(Pocket-lint) - We have to admit to being a bit surprised when Barnes & Noble invited Pocket-lint to a recent briefing in London to see its new product range. As we explain in our hands-on with the Nook HD, we didn't expect one tablet from the company this year, let alone two.
However, not only is the US bookseller unleashing its Nook Simple Touch and Simple Touch with GlowLight eBook readers on to the British market, but it's decided to launch 7-inch and 9-inch tablets in the US and UK simultaneously in time for Christmas.
The Nook HD+ is the larger of the two, coming with 9-inch Full HD 1920 x 1090 LCD touchscreen, with 256ppi. Like its smaller brother, the Nook HD, its display is set directly behind the front panel, and the absence of air between them helps provide sharper, more saturated images than we've seen on other tablets, that's for sure.
Bar the size and superior resolution, the Nook HD+ is very similar to the Nook HD. The software is identical, being based on an Android 4.0 Ice Cream Sandwich infrastructure, but heavily layered with a Barnes & Noble user interface.
It also features the cunning, family-friendly Nook profiles, with which up to six people can share the device and be presented with their own content and homescreen layout when logging in (kind of like Windows profiles, but good). And there are plenty of other cunning proprietary software nuggets that help make a user experience as intuitive as possible.
However, what will probably convince customers to opt for the 9-incher over the 7-inch device in the range will be its ability to handle media on larger real estate.
One thing that's dissimilar between the devices is the processing power. Where the Nook HD has a 1.3GHz processor, the Nook HD+ has a 1.5GHz one, with 1GB of RAM to boot. On the brief play and demonstration we've had with the tablet so far, it's hard to see where that will make a significant difference, but the larger of the two is capable of playing back Full HD video content on both its screen (in its native resolution) and through the HDMI output to a compatible TV.
The extra screen size will also help with reading magazine content without having to zoom into text too often - one of the reasons Barnes & Noble opted for a bigger tablet in the first place. The 16:9 screen is also perfectly sized for comic book reading, which has perked up the ears of one or two Pocket-linters considerably.
Such content will, naturally, be available from the numerous Barnes & Noble store portals, including movies and TV shows through the soon-to-be-launched Nook Video, and as a bookseller at heart, it will naturally be pleased if you purchased a novel or two.
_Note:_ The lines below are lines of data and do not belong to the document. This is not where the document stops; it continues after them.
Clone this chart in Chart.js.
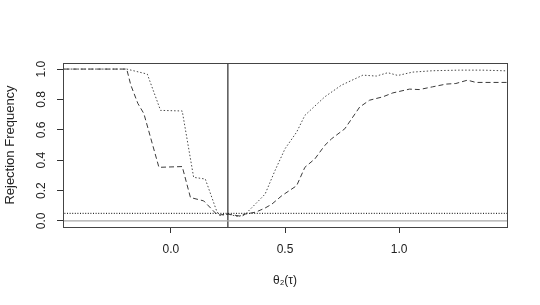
<!DOCTYPE html>
<html>
<head>
<meta charset="utf-8">
<script src="https://cdn.jsdelivr.net/npm/chart.js@4"></script>
<style>
  html, body { margin: 0; padding: 0; background: #fff; }
  #wrap { width: 540px; height: 305px; }
</style>
</head>
<body>
<div id="wrap"><canvas id="rejChart"></canvas></div>
<script>
// values
var dashX = [-0.5, -0.193, -0.175, -0.144, -0.118, -0.052, 0.05, 0.086, 0.144, 0.2, 0.215, 0.25, 0.311, 0.326, 0.372, 0.413, 0.442, 0.486, 0.551, 0.587, 0.631, 0.674, 0.704, 0.762, 0.827, 0.87, 0.928, 0.972, 1.045, 1.088, 1.146, 1.205, 1.248, 1.299, 1.336, 1.408, 1.5];
var dashY = [1.0, 1.0, 0.894, 0.773, 0.707, 0.353, 0.358, 0.154, 0.132, 0.045, 0.04, 0.045, 0.03, 0.045, 0.058, 0.085, 0.11, 0.166, 0.232, 0.353, 0.409, 0.497, 0.541, 0.607, 0.75, 0.795, 0.817, 0.843, 0.868, 0.865, 0.883, 0.901, 0.905, 0.927, 0.912, 0.912, 0.912];

var dotX = [-0.5, -0.193, -0.103, -0.045, 0.05, 0.1, 0.151, 0.202, 0.215, 0.25, 0.296, 0.33, 0.384, 0.413, 0.456, 0.5, 0.551, 0.587, 0.674, 0.747, 0.841, 0.9, 0.95, 0.994, 1.059, 1.146, 1.263, 1.364, 1.5];
var dotY = [1.0, 1.0, 0.967, 0.728, 0.724, 0.287, 0.276, 0.06, 0.035, 0.045, 0.028, 0.05, 0.132, 0.177, 0.331, 0.475, 0.585, 0.695, 0.817, 0.894, 0.96, 0.954, 0.976, 0.958, 0.98, 0.989, 0.993, 0.993, 0.987];

var nominal = 0.05;
var trueTheta = 0.25;
var xTicks = [0.0, 0.5, 1.0];
var yTicks = [0.0, 0.2, 0.4, 0.6, 0.8, 1.0];

function pairs(xs, ys) {
  var out = [];
  for (var i = 0; i < xs.length; i++) {
    out.push({ x: xs[i], y: ys[i] });
  }
  return out;
}

// plot box like R's box()
var boxPlugin = {
  id: 'box',
  afterDraw: function(chart) {
    var a = chart.chartArea;
    var ctx = chart.ctx;
    ctx.save();
    ctx.strokeStyle = '#444';
    ctx.lineWidth = 1;
    ctx.strokeRect(a.left + 0.5, a.top + 0.5, a.right - a.left, a.bottom - a.top);
    ctx.restore();
  }
};

Chart.defaults.font.family = '"Liberation Sans", Arial, sans-serif';
Chart.defaults.color = '#222';

new Chart('rejChart', {
  type: 'line',
  data: {
    datasets: [
      { data: [{ x: -0.5, y: 0 }, { x: 1.5, y: 0 }], borderColor: '#a8a8a8', borderWidth: 1.2 },
      { data: [{ x: -0.5, y: nominal }, { x: 1.5, y: nominal }], borderColor: '#000', borderWidth: 1, borderDash: [1, 1.6] },
      { data: [{ x: trueTheta, y: -0.1 }, { x: trueTheta, y: 1.1 }], borderColor: '#000', borderWidth: 1 },
      { data: pairs(dotX, dotY), borderColor: '#4a4a4a', borderWidth: 1, borderDash: [1.5, 2] },
      { data: pairs(dashX, dashY), borderColor: '#3a3a3a', borderWidth: 1, borderDash: [5, 3] }
    ]
  },
  options: {
    responsive: true,
    maintainAspectRatio: false,
    animation: false,
    events: [],
    elements: { point: { radius: 0 }, line: { tension: 0 } },
    layout: { padding: { left: 0, right: 33, top: 63, bottom: 0 } },
    plugins: { legend: { display: false }, tooltip: { enabled: false } },
    scales: {
      x: {
        type: 'linear',
        min: -0.472,
        max: 1.472,
        afterBuildTicks: function(scale) {
          scale.ticks = xTicks.map(function(v) { return { value: v }; });
        },
        afterFit: function(scale) { scale.height = 78; },
        grid: { drawOnChartArea: false, drawTicks: true, tickLength: 6, color: '#333' },
        border: { display: false },
        ticks: {
          font: { size: 12 },
          padding: 9,
          maxRotation: 0,
          callback: function(v) { return v.toFixed(1); }
        },
        title: { display: true, text: 'θ₂(τ)', font: { size: 12 }, padding: { top: 0, bottom: 17 } }
      },
      y: {
        min: -0.04,
        max: 1.04,
        afterBuildTicks: function(scale) {
          scale.ticks = yTicks.map(function(v) { return { value: v }; });
        },
        afterFit: function(scale) { scale.width = 63; },
        grid: { drawOnChartArea: false, drawTicks: true, tickLength: 6, color: '#333' },
        border: { display: false },
        ticks: {
          font: { size: 12 },
          padding: 7,
          minRotation: 90,
          maxRotation: 90,
          crossAlign: 'center',
          callback: function(v) { return v.toFixed(1); }
        },
        title: { display: true, text: 'Rejection Frequency', font: { size: 13 }, padding: { top: 3, bottom: 0 } }
      }
    }
  },
  plugins: [boxPlugin]
});
</script>
</body>
</html>
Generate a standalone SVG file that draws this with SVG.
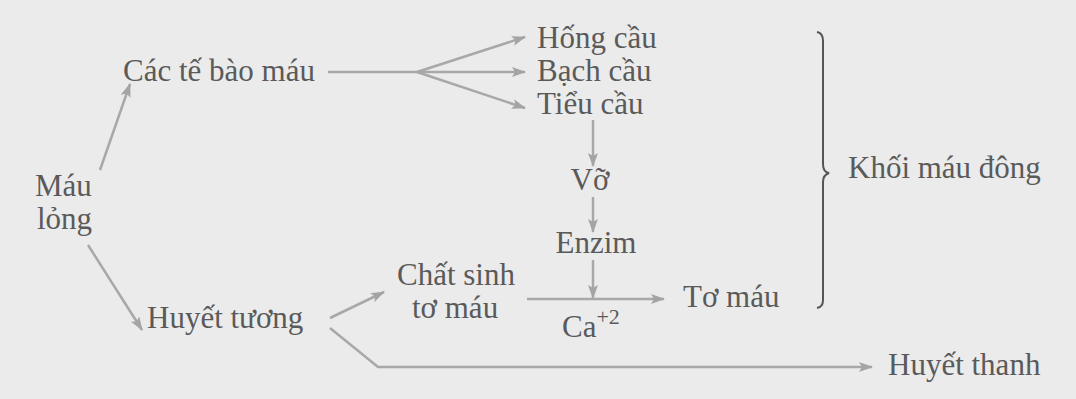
<svg xmlns="http://www.w3.org/2000/svg" width="1076" height="399" viewBox="0 0 1076 399">
<defs>
<marker id="ah" viewBox="0 0 14 10" refX="13" refY="5" markerWidth="14" markerHeight="10" markerUnits="userSpaceOnUse" orient="auto">
<path d="M0,0 L14,5 L0,10 L3,5 z" fill="#a4a4a4"/>
</marker>
<style>
text{font-family:"Liberation Serif","Times New Roman",serif;font-size:31px;fill:#5a5a5a}
.c{fill:none;stroke:#a8a8a8;stroke-width:2.5}
.a{marker-end:url(#ah)}
.b{fill:none;stroke:#555;stroke-width:2}
</style>
</defs>
<rect width="1076" height="399" fill="#ebebeb"/>
<g id="connectors">
<path class="c a" d="M100,170 L130,84"/>
<path class="c a" d="M88,245 L142,330"/>
<path class="c" d="M328,72 L417,72"/>
<path class="c a" d="M417,72 L525,37"/>
<path class="c a" d="M417,72 L525,72"/>
<path class="c a" d="M417,72 L525,108"/>
<path class="c a" d="M593,120 L593,166"/>
<path class="c a" d="M593,197 L593,232"/>
<path class="c a" d="M593,260 L593,298"/>
<path class="c a" d="M527,299 L664,299"/>
<path class="c a" d="M330,318 L384,292"/>
<path class="c a" d="M330,328 L378,367 L872,367"/>
</g>
<g id="brace"><path class="b" d="M817,32 Q823,33 823,41 L823,164 Q823,172 829,173 Q823,175 823,182 L823,300 Q823,307 817,308"/></g>
<g id="mau-long"><text x="35" y="196">Máu</text><text x="37" y="229">lỏng</text></g>
<g id="cac-te-bao-mau"><text x="123" y="81">Các tế bào máu</text></g>
<g id="hong-cau"><text x="537" y="48">Hống cầu</text></g>
<g id="bach-cau"><text x="537" y="81">Bạch cầu</text></g>
<g id="tieu-cau"><text x="537" y="114">Tiểu cầu</text></g>
<g id="vo"><text x="590" y="190" text-anchor="middle">Vỡ</text></g>
<g id="enzim"><text x="596" y="253" text-anchor="middle">Enzim</text></g>
<g id="huyet-tuong"><text x="147" y="328">Huyết tương</text></g>
<g id="chat-sinh-to-mau"><text x="397" y="285">Chất sinh</text><text x="412" y="318">tơ máu</text></g>
<g id="ca"><text x="562" y="337">Ca<tspan dy="-13" font-size="22">+2</tspan></text></g>
<g id="to-mau"><text x="683" y="307">Tơ máu</text></g>
<g id="khoi-mau-dong"><text x="848" y="178">Khối máu đông</text></g>
<g id="huyet-thanh"><text x="888" y="375">Huyết thanh</text></g>
</svg>
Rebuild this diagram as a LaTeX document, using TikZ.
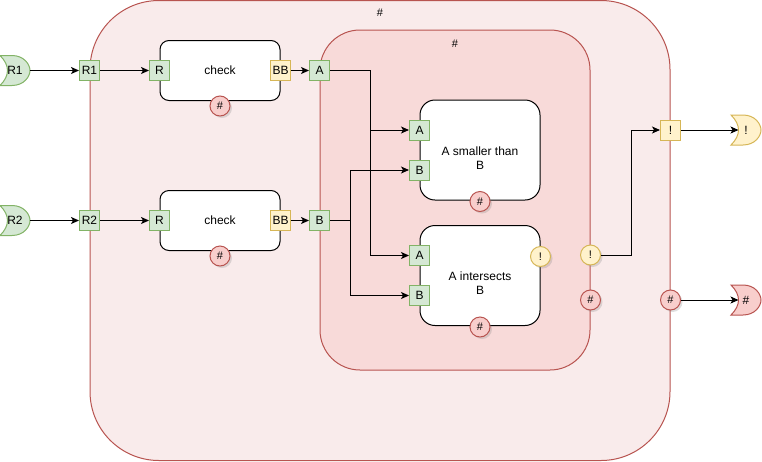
\documentclass[tikz,border=0pt]{standalone}
\usepackage{fontspec}
\setmainfont{Liberation Sans}
\usetikzlibrary{arrows.meta, positioning, shadows}
\definecolor{grnfill}{HTML}{D5E8D4}
\definecolor{grnline}{HTML}{82B366}
\definecolor{ylwfill}{HTML}{FFF2CC}
\definecolor{ylwline}{HTML}{D6B656}
\definecolor{redfill}{HTML}{F8CECC}
\definecolor{redline}{HTML}{B85450}
\definecolor{outerfill}{HTML}{F9EBEB}
\definecolor{innerfill}{HTML}{F8DAD9}
\tikzset{
  port/.style={draw, line width=1pt, minimum size=20pt, inner sep=0pt}, % small square ports
  gport/.style={port, fill=grnfill, draw=grnline},
  yport/.style={port, fill=ylwfill, draw=ylwline},
  dot/.style={circle, line width=1pt, minimum size=20pt, inner sep=0pt, font=\tagfont,
    drop shadow={shadow xshift=2pt, shadow yshift=-2pt, opacity=0.25}},
  errdot/.style={dot, fill=redfill, draw=redline},
  warndot/.style={dot, fill=ylwfill, draw=ylwline},
  block/.style={draw=black, fill=white, line width=1pt, minimum width=120pt},
  container/.style={draw=redline, line width=1pt},
  wire/.style={->, line width=1pt},
  gate/.pic={ % input / output terminal
    \path[pic actions, line width=1pt] (0,-15) -- (12,-15)
      .. controls (24,-15) and (30,-6) .. (30,0)
      .. controls (30,6) and (24,15) .. (12,15) -- (0,15)
      .. controls (10,5) and (10,-5) .. cycle;
    \node (-lbl) at (15,0) {#1};
    \coordinate (-tip) at (30,0);
    \coordinate (-in) at (7.5,0);
  },
}
\newcommand{\tagfont}{\fontsize{11}{13}\selectfont}

\begin{document}
\begin{tikzpicture}[x=1pt, y=-1pt, font=\fontsize{12}{14}\selectfont,
  >={Stealth[length=8pt, width=7pt, inset=2pt]}]
  \useasboundingbox (0,0) rectangle (762,461);
  % containers
  \node[container, fill=outerfill, minimum width=580pt, minimum height=460pt, rounded corners=69pt] (outer) at (380,230.5) {};
  \node[font=\tagfont] (outertag) at ([yshift=-13pt]outer.north) {\#};
  \node[container, fill=innerfill, minimum width=270pt, minimum height=340pt, rounded corners=40pt] (inner) at (455,200) {};
  \node[font=\tagfont] (innertag) at ([yshift=-14pt]inner.north) {\#};

  % check blocks
  \node[block, minimum height=60pt, rounded corners=9pt] (chk1) at (220,70.5) {check};
  \node[block, minimum height=60pt, rounded corners=9pt] (chk2) at (220,220.5) {check};
  \node[gport] (chk1r) at (chk1.west) {R};
  \node[yport] (chk1bb) at (chk1.east) {BB};
  \node[gport] (chk2r) at (chk2.west) {R};
  \node[yport] (chk2bb) at (chk2.east) {BB};
  \node[errdot] (chk1err) at ([yshift=-5pt]chk1.south) {\#};
  \node[errdot] (chk2err) at ([yshift=-5pt]chk2.south) {\#};

  % inputs
  \pic[fill=grnfill, draw=grnline] (r1src) at (0,70.5) {gate=R1};
  \pic[fill=grnfill, draw=grnline] (r2src) at (0,220.5) {gate=R2};
  \node[gport] (r1) at (outer.west |- chk1.west) {R1};
  \node[gport] (r2) at (outer.west |- chk2.west) {R2};
  \node[gport] (a) at (inner.west |- chk1.east) {A};
  \node[gport] (b) at (inner.west |- chk2.east) {B};

  % comparison blocks
  \node[block, minimum height=100pt, rounded corners=15pt] (less) at (480,150) {};
  \node[align=center] (lesstxt) at ([yshift=-8pt]less.center) {A smaller than\\B};
  \node[gport] (lessa) at ([yshift=20pt]less.west) {A};
  \node[gport] (lessb) at ([yshift=-20pt]less.west) {B};
  \node[errdot] (lesserr) at ([yshift=-1pt]less.south) {\#};

  \node[block, minimum height=100pt, rounded corners=15pt] (isect) at (480,275.5) {};
  \node[align=center] (isecttxt) at ([yshift=-8pt]isect.center) {A intersects\\B};
  \node[gport] (isecta) at ([yshift=20pt]isect.west) {A};
  \node[gport] (isectb) at ([yshift=-20pt]isect.west) {B};
  \node[errdot] (isecterr) at ([yshift=-1pt]isect.south) {\#};
  \node[warndot] (isectwarn) at ([yshift=19pt]isect.east) {!};

  % outputs
  \node[warndot] (innerwarn) at ([yshift=-55pt]inner.east) {!};
  \node[errdot] (innererr) at ([yshift=-100pt]inner.east) {\#};
  \node[yport] (outerwarn) at (outer.east |- lessa) {!};
  \node[errdot] (outererr) at (outer.east |- innererr) {\#};
  \pic[fill=ylwfill, draw=ylwline] (warnout) at ([xshift=50pt]outerwarn.east) {gate=!};
  \pic[fill=redfill, draw=redline] (errout) at ([xshift=50pt]outererr.east) {gate=\#};

  % wires
  \draw[wire] (r1src-tip) -- (r1.west);
  \draw[wire] (r1) -- (chk1r);
  \draw[wire] (chk1bb) -- (a);
  \draw[wire] (r2src-tip) -- (r2.west);
  \draw[wire] (r2) -- (chk2r);
  \draw[wire] (chk2bb) -- (b);
  \draw[wire] (a.east) -- ++(40,0) |- (lessa.west);
  \draw[wire] (a.east) -- ++(40,0) |- (isecta.west);
  \draw[wire] (b.east) -- ++(20,0) |- (lessb.west);
  \draw[wire] (b.east) -- ++(20,0) |- (isectb.west);
  \draw[wire] (innerwarn.east) -- ++(30,0) |- (outerwarn.west);
  \draw[wire] (outerwarn.east) -- (warnout-in);
  \draw[wire] (outererr.east) -- (errout-in);
\end{tikzpicture}
\end{document}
However, unlike other devices out there, there are no adverts hoiked onto you. And you can also load the Nook HD+ with files of your own.
The application store is a locked-off domain, with B&N telling us that it won't feature hundreds of thousands of apps - "just the tens of thousands that actually matter" - but that's hardly surprising, especially when you consider the price.
Not only is the Nook HD+ lighter than an iPad, at 515g in comparison to the Apple tablet's 652g, it's also considerably cheaper, and that will make it very attractive to a family that wants to bring a second screen experience into the home.
The 16GB Wi-Fi version (there is no 3G or 4G model) will retail for £229 (£170 less than an equivalent iPad), while the 32GB Wi-Fi model will cost £269 (£210 less than an equivalent iPad). They're very attractive propositions in a time of austerity.
You'll have to wait for the extensive Pocket-lint review to see how attractive, but you shouldn't have too long to wait as the Nook HD+ and Nook HD tablets will hit John Lewis, Argos, Blackwell's, Foyles, Currys, Dixons, Waitrose and Sainsbury's in mid-November. Pre-orders will start in October.
Incidentally, we don't know what the hole in the bottom left-hand corner is for either.